One downside to the rise of self-publishing is that a lot of writers don’t get told no enough to do better now. We can sing the praises of the Great God Amazon and how it’s made getting work out there easier. Well, that’s true. It’s also created, in the words of Chuck Wendig, a shit volcano because all of us – Stephen King, Chuck Wendig, me, or that pretentious ass in your college English class who can’t stop quoting Faulkner – think we are the Second Coming of Shakespeare with our first novels. Everyone does. And while JK Rowling did catch lightning in a bottle with the first Harry Potter novel, most of us have been told no on the first try. Well, I got told yes, and if I’d waited two weeks to talk to an agent, I might have been told differently. I’d have had a more realistic view of my work and my skills. Northcoast Shakedown is easily my most popular book, and yet it makes me cringe to read it, like a musician seeing a video of his high school band playing in the garage years after he started selling out stadiums or at least getting steady bar gigs.
But this is not a knock on self pub. I mean, hello! Still, without someone taking a pass on work that could be better or an editor fine-tuning a novel, chances are your first self-pub effort is going to be something many writers keep hidden in a trunk somewhere. Like Stephen King’s pretentious literary novel. (He didn’t always writer horror, yanno.) That’s fine. Only instead of an agent or a faceless editor saying no, you have the sum total of Amazon’s customer base doing it. And Barnes & Nobles. And Apple’s. And Kobo’s. Ouch. Good writers get told no.

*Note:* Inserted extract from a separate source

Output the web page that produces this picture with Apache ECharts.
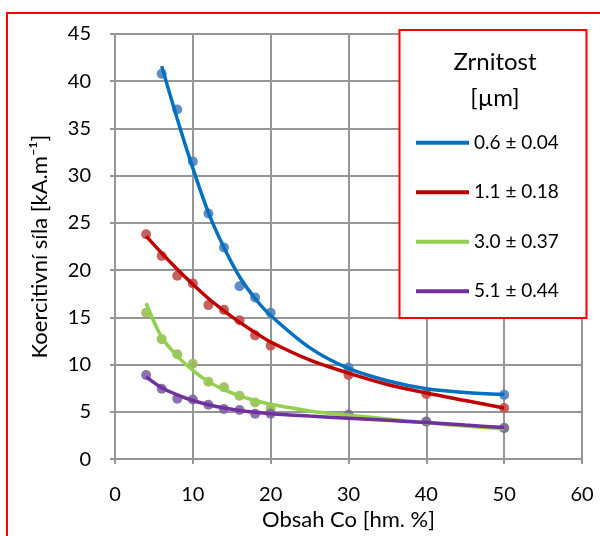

Now no one knows better than me how frustrating promoting your work can be. But look, you’re not going to write The Son Also Rises your first time out. Go ahead. Write that embarrassing trunk novel. Self pub it if you must. With rare exceptions, a bad novel is not something fatal. To get to The Fault in Our Stars, you have to write a little Law & Order fanfic to learn the ropes.